Kabel fiber optic bawah laut ini merupakan jaringan backbone (utama) internet PT Telkom. Akibat adanya gangguan tersebut, layanan akses internet yang diberikan Telkom Group seperti Telkomsel, Speedy, dan lainnya mengalami hambatan. Namun, tidak sampai dua hari, BUMN telekomunikasi itu berhasil menyambung kabel yang putus tersebut.

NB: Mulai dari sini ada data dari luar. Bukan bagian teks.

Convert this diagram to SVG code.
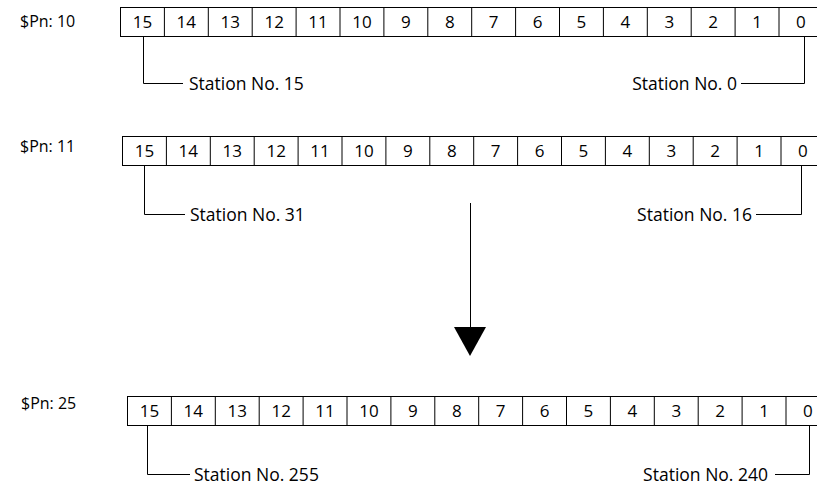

5. Rak server IDC terbakar Agustus 2012

Bukan hanya kali ini saja pengguna internet terganggu gara-gara IDC. Karena tahun lalu pun jaringan internet Indonesia sempat dibuat sempoyongan gara-gara Uninterruptible power supply (UPS) pusat data PT Internetindo Data Centra (IDC) yang berlokasi di Duren Tiga Jakarta Selatan terbakar pada Minggu (12/8/2012) sore.

Akibat terbakarnya UPS ini, atas pertimbangan keamanan, server-server yang berada di data center tersebut dimatikan untuk sementara waktu. Down-nya beberapa situs yang menempatkan severnya di IDC berlangsung sampai dua hari.

IDC perlu menjelaskan bagaimana proses perbaikan hingga harus menyita banyak waktu. Mulai dari proses pemadaman, petugas tetap menggunakan air walaupun tidak banyak dan diarahkan ke peralatan UPS yang terbakar.

Tentu saja IDC segera menginformasikan bahwa penggunaan air akan menimbulkan kerusakan yang lebih parah terhadap peralatan elektronis yang ada baik milik IDC maupun klien.

Untuk menghindari hal-hal yang lebih buruk, kami berinisiatif melakukan shutdown seluruh arus listrik, berjaga-jaga apabila petugas tetap menggunakan air. Shutdown ini kami lakukan untuk melindungi peralatan klien kami, tutur pemilik IDC Johar Alam.